Word for word, print each line of the listing below; pictures stay out.

_Available data:_
****************

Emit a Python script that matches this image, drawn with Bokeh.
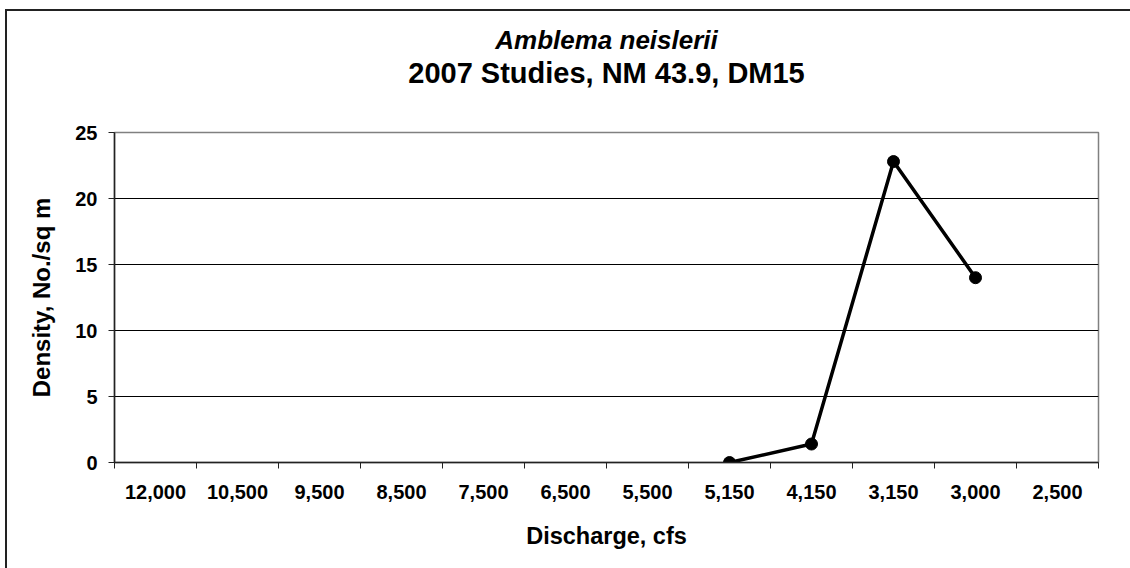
from bokeh.plotting import figure
from bokeh.layouts import column
from bokeh.models import Range1d, FixedTicker, Title, ColumnDataSource
from bokeh.embed import file_html
from bokeh.resources import INLINE

categories = ["12,000", "10,500", "9,500", "8,500", "7,500", "6,500",
              "5,500", "5,150", "4,150", "3,150", "3,000", "2,500"]
series_cats = ["5,150", "4,150", "3,150", "3,000"]
density = [0.0, 1.4, 22.8, 14.0]
y_ticks = [0, 5, 10, 15, 20, 25]

FONT = "Liberation Sans"

xpos = [categories.index(c) + 0.5 for c in series_cats]
src = ColumnDataSource(dict(x=xpos, y=density))

p = figure(width=1123, height=557, output_backend="svg", toolbar_location=None,
           x_range=Range1d(0, len(categories)), y_range=Range1d(0, 25),
           min_border_left=107, min_border_right=32, min_border_top=121,
           min_border_bottom=106)
p.outline_line_color = "#808080"
p.outline_line_width = 1.5
p.background_fill_color = "white"
p.border_fill_color = "white"

has_standoff = "standoff" in Title.properties()

def title(text, size, style):
    kw = dict(text=text, align="center", text_font=FONT, text_font_size=size,
              text_font_style=style, text_color="black")
    if has_standoff:
        kw["standoff"] = 0
    return Title(**kw)

# titles (first added is closest to the plot)
p.add_layout(title(" ", "38px", "bold"), "above")
p.add_layout(title("2007 Studies, NM 43.9, DM15", "29px", "bold"), "above")
p.add_layout(title("Amblema neislerii", "26px", "bold italic"), "above")

# x axis
xa = p.xaxis[0]
xa.ticker = FixedTicker(ticks=[i + 0.5 for i in range(len(categories))],
                        minor_ticks=list(range(len(categories) + 1)))
xa.major_label_overrides = {i + 0.5: c for i, c in enumerate(categories)}
xa.major_tick_line_color = None
xa.minor_tick_line_color = "#222"
xa.minor_tick_out = 6
xa.minor_tick_in = 0
xa.axis_line_color = "#222"
xa.axis_line_width = 1.5
xa.major_label_text_font = FONT
xa.major_label_text_font_size = "20px"
xa.major_label_text_font_style = "bold"
xa.major_label_text_color = "black"
xa.major_label_standoff = 16
xa.axis_label = "Discharge, cfs"
xa.axis_label_text_font = FONT
xa.axis_label_text_font_size = "23.5px"
xa.axis_label_text_font_style = "bold"
xa.axis_label_text_color = "black"
xa.axis_label_standoff = 21

# y axis
ya = p.yaxis[0]
ya.ticker = FixedTicker(ticks=y_ticks)
ya.major_tick_out = 6
ya.major_tick_in = 0
ya.minor_tick_line_color = None
ya.major_tick_line_color = "#222"
ya.axis_line_color = "#222"
ya.axis_line_width = 1.5
ya.major_label_text_font = FONT
ya.major_label_text_font_size = "20px"
ya.major_label_text_font_style = "bold"
ya.major_label_text_color = "black"
ya.major_label_standoff = 11
ya.axis_label = "Density, No./sq m"
ya.axis_label_text_font = FONT
ya.axis_label_text_font_size = "24px"
ya.axis_label_text_font_style = "bold"
ya.axis_label_text_color = "black"
ya.axis_label_standoff = 17

p.xgrid.visible = False
p.ygrid.ticker = FixedTicker(ticks=[5, 10, 15, 20])
p.ygrid.grid_line_color = "black"
p.ygrid.grid_line_width = 1

p.line("x", "y", source=src, line_color="black", line_width=3.5)
p.scatter("x", "y", source=src, size=12, fill_color="black", line_color="black")

layout = column(p, styles={"border-left": "2px solid #222", "border-top": "2px solid #222",
                           "margin-left": "5px", "margin-top": "9px"})

open("out.html", "w").write(file_html(layout, INLINE))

****************

_Answer to the task:_
Emit a Python script that matches this image, drawn with Bokeh.
from bokeh.plotting import figure
from bokeh.layouts import column
from bokeh.models import Range1d, FixedTicker, Title, ColumnDataSource
from bokeh.embed import file_html
from bokeh.resources import INLINE

categories = ["12,000", "10,500", "9,500", "8,500", "7,500", "6,500",
              "5,500", "5,150", "4,150", "3,150", "3,000", "2,500"]
series_cats = ["5,150", "4,150", "3,150", "3,000"]
density = [0.0, 1.4, 22.8, 14.0]
y_ticks = [0, 5, 10, 15, 20, 25]

FONT = "Liberation Sans"

xpos = [categories.index(c) + 0.5 for c in series_cats]
src = ColumnDataSource(dict(x=xpos, y=density))

p = figure(width=1123, height=557, output_backend="svg", toolbar_location=None,
           x_range=Range1d(0, len(categories)), y_range=Range1d(0, 25),
           min_border_left=107, min_border_right=32, min_border_top=121,
           min_border_bottom=106)
p.outline_line_color = "#808080"
p.outline_line_width = 1.5
p.background_fill_color = "white"
p.border_fill_color = "white"

has_standoff = "standoff" in Title.properties()

def title(text, size, style):
    kw = dict(text=text, align="center", text_font=FONT, text_font_size=size,
              text_font_style=style, text_color="black")
    if has_standoff:
        kw["standoff"] = 0
    return Title(**kw)

# titles (first added is closest to the plot)
p.add_layout(title(" ", "38px", "bold"), "above")
p.add_layout(title("2007 Studies, NM 43.9, DM15", "29px", "bold"), "above")
p.add_layout(title("Amblema neislerii", "26px", "bold italic"), "above")

# x axis
xa = p.xaxis[0]
xa.ticker = FixedTicker(ticks=[i + 0.5 for i in range(len(categories))],
                        minor_ticks=list(range(len(categories) + 1)))
xa.major_label_overrides = {i + 0.5: c for i, c in enumerate(categories)}
xa.major_tick_line_color = None
xa.minor_tick_line_color = "#222"
xa.minor_tick_out = 6
xa.minor_tick_in = 0
xa.axis_line_color = "#222"
xa.axis_line_width = 1.5
xa.major_label_text_font = FONT
xa.major_label_text_font_size = "20px"
xa.major_label_text_font_style = "bold"
xa.major_label_text_color = "black"
xa.major_label_standoff = 16
xa.axis_label = "Discharge, cfs"
xa.axis_label_text_font = FONT
xa.axis_label_text_font_size = "23.5px"
xa.axis_label_text_font_style = "bold"
xa.axis_label_text_color = "black"
xa.axis_label_standoff = 21

# y axis
ya = p.yaxis[0]
ya.ticker = FixedTicker(ticks=y_ticks)
ya.major_tick_out = 6
ya.major_tick_in = 0
ya.minor_tick_line_color = None
ya.major_tick_line_color = "#222"
ya.axis_line_color = "#222"
ya.axis_line_width = 1.5
ya.major_label_text_font = FONT
ya.major_label_text_font_size = "20px"
ya.major_label_text_font_style = "bold"
ya.major_label_text_color = "black"
ya.major_label_standoff = 11
ya.axis_label = "Density, No./sq m"
ya.axis_label_text_font = FONT
ya.axis_label_text_font_size = "24px"
ya.axis_label_text_font_style = "bold"
ya.axis_label_text_color = "black"
ya.axis_label_standoff = 17

p.xgrid.visible = False
p.ygrid.ticker = FixedTicker(ticks=[5, 10, 15, 20])
p.ygrid.grid_line_color = "black"
p.ygrid.grid_line_width = 1

p.line("x", "y", source=src, line_color="black", line_width=3.5)
p.scatter("x", "y", source=src, size=12, fill_color="black", line_color="black")

layout = column(p, styles={"border-left": "2px solid #222", "border-top": "2px solid #222",
                           "margin-left": "5px", "margin-top": "9px"})

open("out.html", "w").write(file_html(layout, INLINE))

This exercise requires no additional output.